Personal information
- Born: July 5, 2006 (age 20) Bowie, Maryland, U.S.
- Listed height: 6 ft 7 in (2.01 m)
- Listed weight: 180 lb (82 kg)

Career information
- High school: Mount Saint Joseph (Baltimore, Maryland); IMG Academy (Bradenton, Florida); Bishop O'Connell (Arlington, Virginia);
- College: Indiana (2024–2025); Washington (2025–2026);
- NBA draft: 2026: undrafted
- Position: Small forward

Career highlights
- McDonald's All-American (2024);

= Bryson Tucker =

American basketball player (born 2006)

Bryson Tucker (born July 5, 2006) is an American basketball player. He played college basketball for the Indiana Hoosiers and Washington Huskies.

==Early life and high school==
Tucker grew up in Bowie, Maryland and initially attended Mount Saint Joseph High School. He averaged 22.3 points, 5.2 rebounds, and 2.3 assists per game as a sophomore. Tucker transferred to IMG Academy in Bradenton, Florida before the start of his junior year. He left IMG midway through his junior season. Tucker transferred to Bishop O'Connell High School in Arlington, Virginia.

===Recruiting===
Tucker is a consensus five-star recruit and one of the top players in the 2024 class, according to major recruiting services.
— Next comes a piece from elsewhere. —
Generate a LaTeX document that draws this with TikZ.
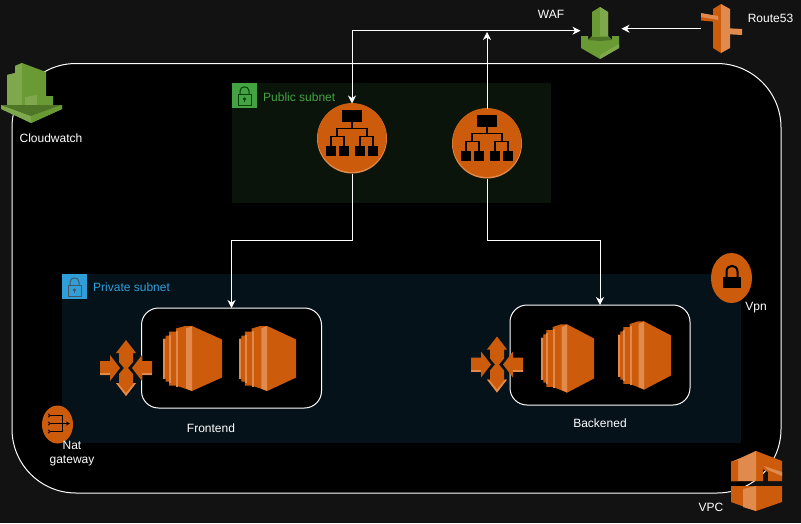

He committed to play college basketball at Indiana over offers from Duke, Michigan State, and Kansas. Tucker also considered playing professionally in the NBA G League for NBA G League Ignite before it was announced that the program would be discontinued.

==College career==
Tucker averaged 5.4 points and 2.9 rebounds per game as a freshman at Indiana. Following the season he transferred to Washington. On November 9, 2025, Tucker sprained his ankle in a 78-69 loss at Baylor.

==National team career==
Tucker played for the United States national under-16 team at the 2021 FIBA Under-16 Americas Championship. He averaged 9.5 points, 4.3 rebounds, and 1.2 steals per game as the United States won the gold medal.

==Personal==
Tucker's father Byron played collegiately for NC State and George Mason from 1988 to 1992.